Saïd Mekbel a été assassiné à bout portant par deux terroristes alors qu’il été attablé dans un petit restaurant d’Hussein Dey, à deux pas du journal. L’obscurantisme islamiste avait encore frappé. Plus d’une année avant sa mort, il expliquait sa résolution et celle de ses compagnons du comité «à lancer une tradition pour connaître les vrais auteurs et commanditaires de ces crimes». La quête de vérité demeure encore jusqu’à aujourd’hui.

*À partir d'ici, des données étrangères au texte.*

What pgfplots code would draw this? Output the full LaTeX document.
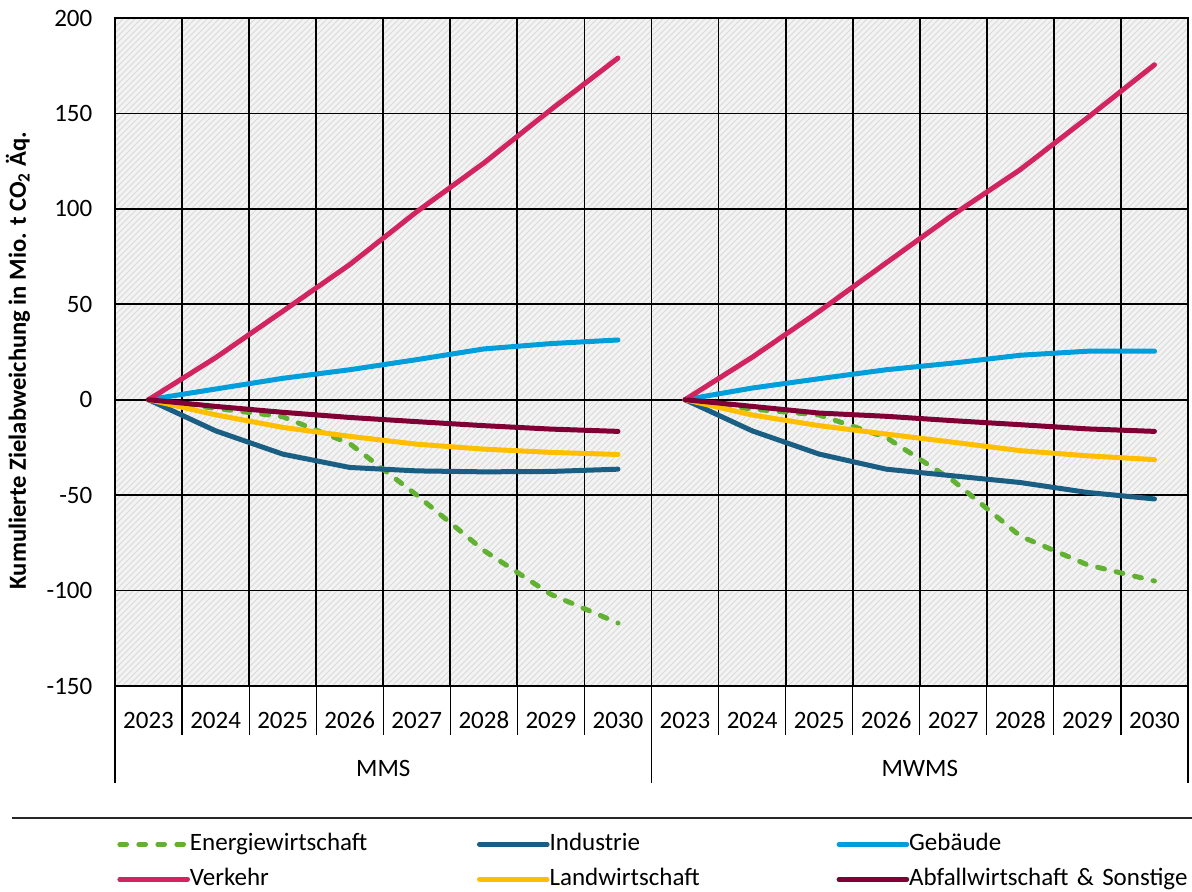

Le jour de son assassinat, au coin de la dernière page du quotidien Le Matin, Mesmar Jeha a commis un dernier billet. Aujourd’hui, à l’occasion de ce recueillement, nous avons choisi de vous faire tout simplement lecture de ce billet prémonitoire, une façon de rendre hommage au grand journaliste qu’était Saïd Mekbel.

Ce voleur qui, dans la nuit, rase les murs pour rentrer chez lui, c’est lui.

Ce père qui recommande à ses enfants de ne pas dire dehors le méchant métier qu’il fait, c’est lui. Ce mauvais citoyen qui traîne au palais de justice, attendant de passer devant les juges, c’est lui. Cet individu, pris dans une rafle de quartier et qu’un coup de crosse propulse au fond du camion, c’est lui. C’est lui qui, le matin, quitte sa maison sans être sûr d’arriver à son travail et lui qui quitte, le soir, son travail sans être sûr d’arriver à sa maison. Ce vagabond qui ne sait plus chez qui passer la nuit, c’est lui. C’est lui qu’on menace dans les secrets d’un cabinet officiel, le témoin qui doit ravaler ce qu’il sait, ce citoyen nu et désemparé… Cet homme qui fait le voeu de ne pas mourir égorgé, c’est lui. C’est lui qui ne sait rien faire de ses mains, rien d’autres que ses petits écrits. Lui qui espère contre tout parce que, n’est-ce pas, les rosés poussent bien sur les tas de fumier. Lui qui est tout cela et qui est seulement journaliste.

Kamel Medjdoub

Ce Texte a été lu ce matin sur la tombe de Said Mekbel dans le cadre d’une cérémonie de recueillement organisée par l’Association des journalistes de la wilaya de Bejaia (AJB).